Kaitlyn is in her senior year at the University of Georgia working towards a major in public relations and minor in Spanish. She has had experience in all facets of communications, from non-profit to corporate internal communications. Currently, she is enjoying working for a local agency doing market research and analytics for clients. She has a passion for baking and has recently begun a small business making desserts for family affairs and parties of friends. In true entrepreneurial fashion, Kaitlyn ultimately wants to own her own cosmetic line and help restore confidence in women for business and for life.
This is it. After years of trying to speed up time, you’re finally about to embark on your first chance at freedom, independence and a life of your own. You’ve got it all figured out. Finish your undergrad in four, get accepted to one of the top law schools in the nation, meet your fiancé (because boys in high school were just too immature) and start your own firm by the time you’re 28. All you need to do is find balance, right? Read the book, kill the curve, ask questions and everything will go according to plan. Unfortunately, life doesn’t always reap what we think we sew. We get thrown curve balls we think we can’t catch, the tides turn and we think we’re not going to get back to shore. I’m going to get cliché and admit the greatest understandings I attained in college didn’t come from a lecture or a textbook. They came from experience, opportunities, but mostly, mistakes. When you leave after four, five, six or X amount of years, I’ll give you a preview of your syllabus to things you won’t learn in the classroom.
Resilience. Personally, college was hard, confusing, exciting, memorable, the best of times and the worst of times. Ever since I could remember, I had this plan. Finish my degree in four years, head straight to graduate school where I’d meet my future husband, and we’d live happily ever after. I was wrong- totally wrong. I was so ready for independence, that it surprised me how hard heavy my heart was when I realized how much I missed my mom. I joined a sorority, where I was very likable, and kept up the façade of a free-spirit who loved downtown and football games whilst still acing tests. On the outside I was golden, but inside I had no idea who I was or what made me happy. By junior year, I cracked. I had a lot of external factors weighing on my college life, and I took a year off. I felt like a failure, and I even thought about not going back. However, the human spirit has a way of picking itself up. I realized I owed it to myself to keep pushing though, no matter the end result. This reaches beyond the realms of college. Sometimes we have bad days, maybe even a bad year- that doesn’t mean it’s a bad life, so don’t give up.
Who you’re not. When I began my first year of college, I had no idea who I was. I still don’t, but I know what I’m not. It was hard for me to come to terms that I’m actually an introvert who likes to bake and watch Netflix at on the weekends, because I had a certain persona in high school that I felt obliged to carry into college. I’m supposed to be the funny girl and the life of the party who is extremely involved in PRSSA and has no problem with public speaking. I’m actually a whole lot of chaos, but it’s organized in truth so that’s all that matters. Be yourself, even if you don’t quite know who you are. If you don’t like it, don’t do it. If it doesn’t fit into your values, don’t act on it. You’re not here to survive to the next day that “may be better.” You are here to enjoy. Don’t let the opinions of others validate who you are or your happiness.

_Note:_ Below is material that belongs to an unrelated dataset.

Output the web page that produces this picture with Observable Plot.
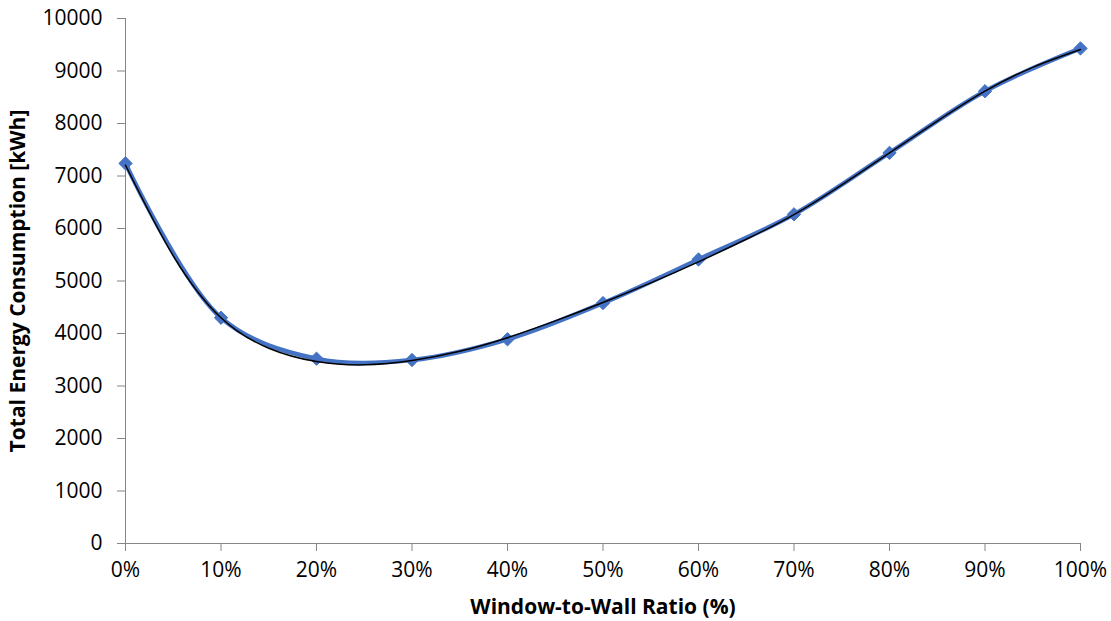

It doesn’t always go according to plan, or maybe it does. Most of what I mentioned can all be tied back to one major idea- it doesn’t always go according to plan. I came in pre-med, ready to be a doctor. Turns out, I actually hate science, math, blood, the smell of hospitals…. (the list can go on). It took a year to discover what I could give to the world, and I discovered how valuable my writing was and how easily I connected with people. I’ll end with a public relations major and Spanish minor. I was also adamant on living in the city when I graduated. Now I’m open to anywhere and everything. I’m a prime example of someone whose plan went indefinitely sideways, but still it still went in some direction. On the other end of the spectrum, I’ve known people whose college careers were immaculate. Every step was met, every deadline made. However, I will tell you that even with your version of a perfect college career, at some point in your life something will not go accordingly. Guess what you do- adjust! Life goes on.
I am the only one powerful enough to stop me. College is preparing you for when your life truly begins. When you leave that campus, there is no advisor telling you what classes you can and can’t take, no school code of conduct and no resident advisor telling you to keep the noise down. You are the only entity standing in your way. Don’t live in fear, especially of yourself. As easy as your own self can stop you, you can also set yourself free to do and accomplish anything you want. There will be times you want to be self-defeating and sit in self-pity. Times like this do something nice for someone else in order to get out of your head. Most importantly, never ever forget your value.